> [Instructions to follow]: Retype every line from the start of the data down to and including the line with "ax.spines['bottom'].set_color('#c0c0c0')". Skip the pictures.
<<<<
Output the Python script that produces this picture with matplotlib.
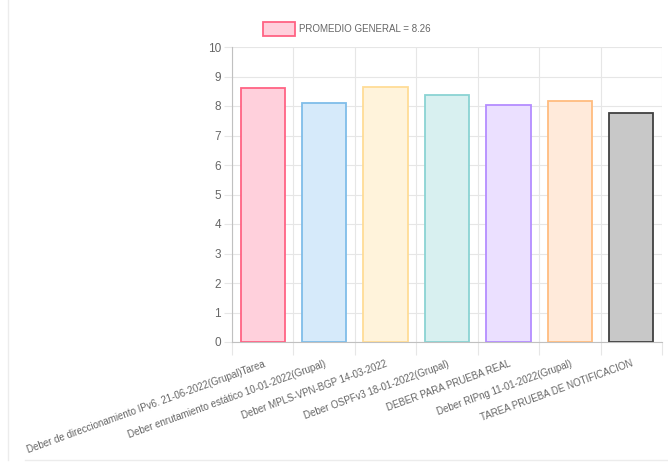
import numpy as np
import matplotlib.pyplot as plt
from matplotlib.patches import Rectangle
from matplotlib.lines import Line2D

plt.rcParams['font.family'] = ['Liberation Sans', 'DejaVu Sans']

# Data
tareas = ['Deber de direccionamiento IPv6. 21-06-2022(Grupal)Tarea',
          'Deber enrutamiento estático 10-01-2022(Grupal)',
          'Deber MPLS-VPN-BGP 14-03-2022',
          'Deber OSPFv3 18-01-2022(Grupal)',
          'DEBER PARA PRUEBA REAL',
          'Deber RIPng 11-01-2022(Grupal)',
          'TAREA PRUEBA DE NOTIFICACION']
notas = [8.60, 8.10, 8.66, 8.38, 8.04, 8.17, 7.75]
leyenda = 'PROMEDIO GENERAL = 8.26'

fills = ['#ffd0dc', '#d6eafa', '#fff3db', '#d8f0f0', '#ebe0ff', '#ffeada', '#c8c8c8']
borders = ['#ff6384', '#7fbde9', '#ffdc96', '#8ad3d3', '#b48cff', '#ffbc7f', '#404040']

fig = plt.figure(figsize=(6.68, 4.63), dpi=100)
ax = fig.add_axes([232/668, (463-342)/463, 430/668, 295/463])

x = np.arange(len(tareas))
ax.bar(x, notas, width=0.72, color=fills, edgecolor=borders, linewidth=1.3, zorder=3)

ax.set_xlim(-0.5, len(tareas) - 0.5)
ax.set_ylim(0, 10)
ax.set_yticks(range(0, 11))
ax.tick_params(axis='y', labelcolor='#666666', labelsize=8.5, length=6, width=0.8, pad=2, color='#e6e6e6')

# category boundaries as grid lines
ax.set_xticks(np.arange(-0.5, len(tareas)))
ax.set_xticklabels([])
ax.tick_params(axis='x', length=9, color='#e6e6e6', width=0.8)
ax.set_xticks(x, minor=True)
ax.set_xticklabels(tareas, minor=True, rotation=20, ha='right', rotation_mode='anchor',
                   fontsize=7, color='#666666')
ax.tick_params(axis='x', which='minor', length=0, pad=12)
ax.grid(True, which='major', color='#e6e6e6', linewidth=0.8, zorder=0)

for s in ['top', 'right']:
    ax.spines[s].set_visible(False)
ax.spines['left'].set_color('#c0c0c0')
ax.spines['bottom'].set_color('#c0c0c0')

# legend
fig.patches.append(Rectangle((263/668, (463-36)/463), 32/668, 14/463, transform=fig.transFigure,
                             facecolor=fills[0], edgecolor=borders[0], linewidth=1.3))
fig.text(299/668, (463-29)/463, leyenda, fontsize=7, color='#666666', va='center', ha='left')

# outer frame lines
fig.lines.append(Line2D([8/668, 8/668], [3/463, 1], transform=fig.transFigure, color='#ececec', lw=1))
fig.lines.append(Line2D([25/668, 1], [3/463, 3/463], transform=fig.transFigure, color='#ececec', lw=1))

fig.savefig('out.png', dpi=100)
>>>>
> [Full response]:
Output the Python script that produces this picture with matplotlib.
import numpy as np
import matplotlib.pyplot as plt
from matplotlib.patches import Rectangle
from matplotlib.lines import Line2D

plt.rcParams['font.family'] = ['Liberation Sans', 'DejaVu Sans']

# Data
tareas = ['Deber de direccionamiento IPv6. 21-06-2022(Grupal)Tarea',
          'Deber enrutamiento estático 10-01-2022(Grupal)',
          'Deber MPLS-VPN-BGP 14-03-2022',
          'Deber OSPFv3 18-01-2022(Grupal)',
          'DEBER PARA PRUEBA REAL',
          'Deber RIPng 11-01-2022(Grupal)',
          'TAREA PRUEBA DE NOTIFICACION']
notas = [8.60, 8.10, 8.66, 8.38, 8.04, 8.17, 7.75]
leyenda = 'PROMEDIO GENERAL = 8.26'

fills = ['#ffd0dc', '#d6eafa', '#fff3db', '#d8f0f0', '#ebe0ff', '#ffeada', '#c8c8c8']
borders = ['#ff6384', '#7fbde9', '#ffdc96', '#8ad3d3', '#b48cff', '#ffbc7f', '#404040']

fig = plt.figure(figsize=(6.68, 4.63), dpi=100)
ax = fig.add_axes([232/668, (463-342)/463, 430/668, 295/463])

x = np.arange(len(tareas))
ax.bar(x, notas, width=0.72, color=fills, edgecolor=borders, linewidth=1.3, zorder=3)

ax.set_xlim(-0.5, len(tareas) - 0.5)
ax.set_ylim(0, 10)
ax.set_yticks(range(0, 11))
ax.tick_params(axis='y', labelcolor='#666666', labelsize=8.5, length=6, width=0.8, pad=2, color='#e6e6e6')

# category boundaries as grid lines
ax.set_xticks(np.arange(-0.5, len(tareas)))
ax.set_xticklabels([])
ax.tick_params(axis='x', length=9, color='#e6e6e6', width=0.8)
ax.set_xticks(x, minor=True)
ax.set_xticklabels(tareas, minor=True, rotation=20, ha='right', rotation_mode='anchor',
                   fontsize=7, color='#666666')
ax.tick_params(axis='x', which='minor', length=0, pad=12)
ax.grid(True, which='major', color='#e6e6e6', linewidth=0.8, zorder=0)

for s in ['top', 'right']:
    ax.spines[s].set_visible(False)
ax.spines['left'].set_color('#c0c0c0')
ax.spines['bottom'].set_color('#c0c0c0')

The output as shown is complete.